Mar 30, 2006

You Call Me Sunshine

Supermodel Naomi Campbell has been charged with "felony assault" in New York after allegedly hitting her assistant, police said. A New York Police Apartment spokesman told Oui Oui Newts the assistant needed four stitches to her head after being hit by a mobile phone following a row. Campbell is expected to appear at Manhattan Criminal Court on Thursday. Her publicist said Naomi had fired her assistant before the alleged fight. The publicist said: "We believe this to be a case of retaliation, because Naomi had fired her housekeeper earlier this morning. We are confident the courts will see it the same way."
Nearly 500 members of the 109th Congress received campaign contributions from a client of Jack Abramoff while he was their lobbyist, 99 Senators and 384 members of the House. Bush received more than $492,000 from Abramoff's clients.
A week after US Defense Secretary Donald Rumsfeld criticized the media for "exaggerating" reports of violence in Iraq, The Dependent has obtained examples of newspaper reports the Bush administration want Iraqis to read.
They were prepared by specially trained American "psy-ops" troops who paid thousands of dollars to Iraqi newspaper editors to run these unattributed reports in their publications. In order to hide its involvement, the Pentagon hired the Lincoln Group to act as a liaison between troops and journalists. The LG was at the center of controversy last year when it was revealed the company was being paid more than $100m for various contracts including the planting of such stories.

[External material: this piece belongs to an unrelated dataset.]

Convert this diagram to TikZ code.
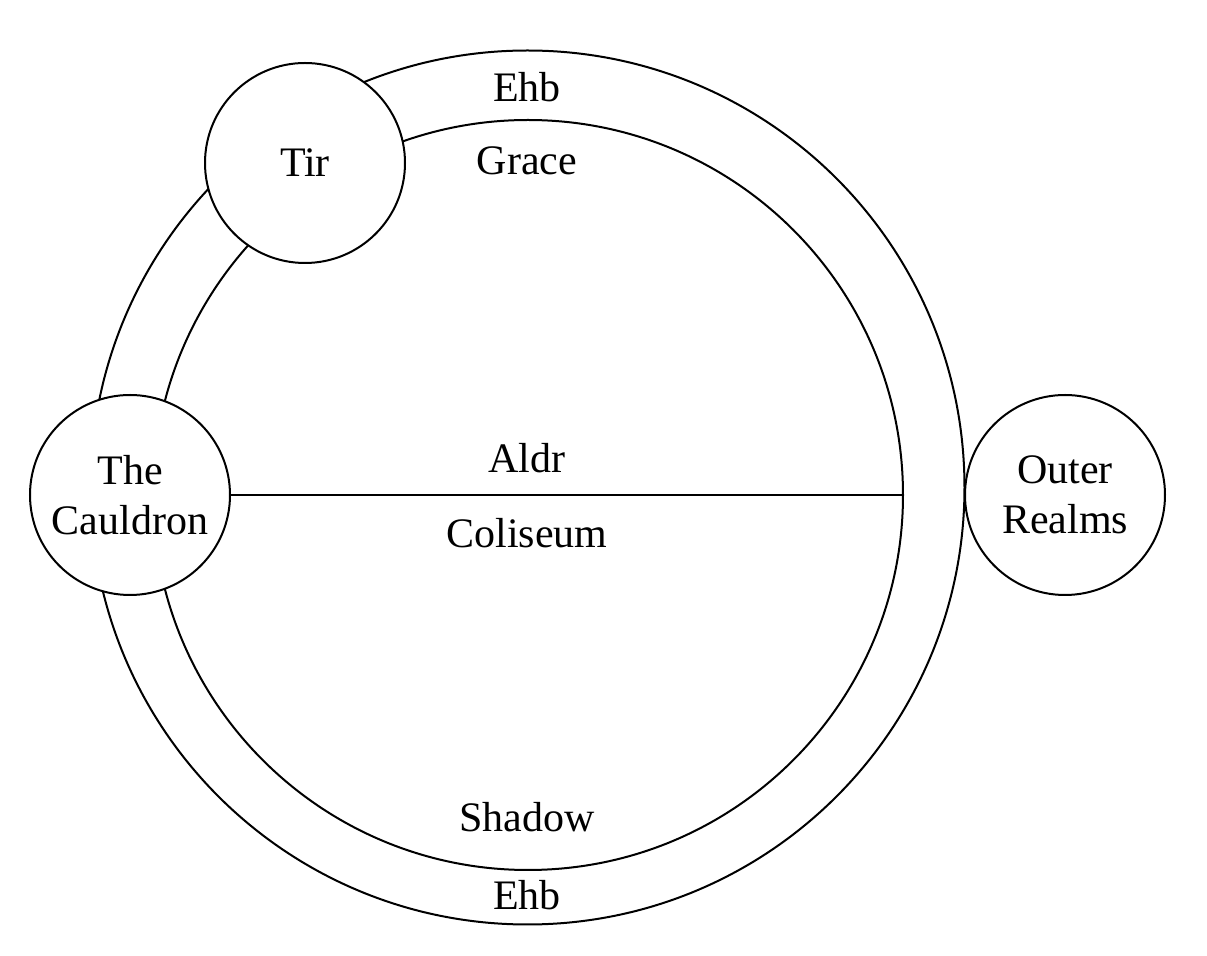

The Pentagon, which recently announced that an internal investigation had cleared the LG of breaching military rules by planting these stories, has claimed these new reports did not constitute propaganda because they were factually correct. But a military specialist has questioned some of the information contained within their reports, describing their rhetorical style as "comical". Furthermore, it has been alleged that quotations contained within these reports and others, attributed to anonymous Iraqi officials or citizens, were made up by US troops who never went beyond the perimeter of the Green Zone.
John Piker, the director of GlobSecuritie.org, a DC based defense think tank, who reviewed some of the LG stories, said he found them weak. "Anybody who knows about propaganda knows the first rule of propaganda is that it should not look like propaganda." "It's embarrassing enough that the US military got caught...but then for their product to be so cheesy...It's just embarrassing."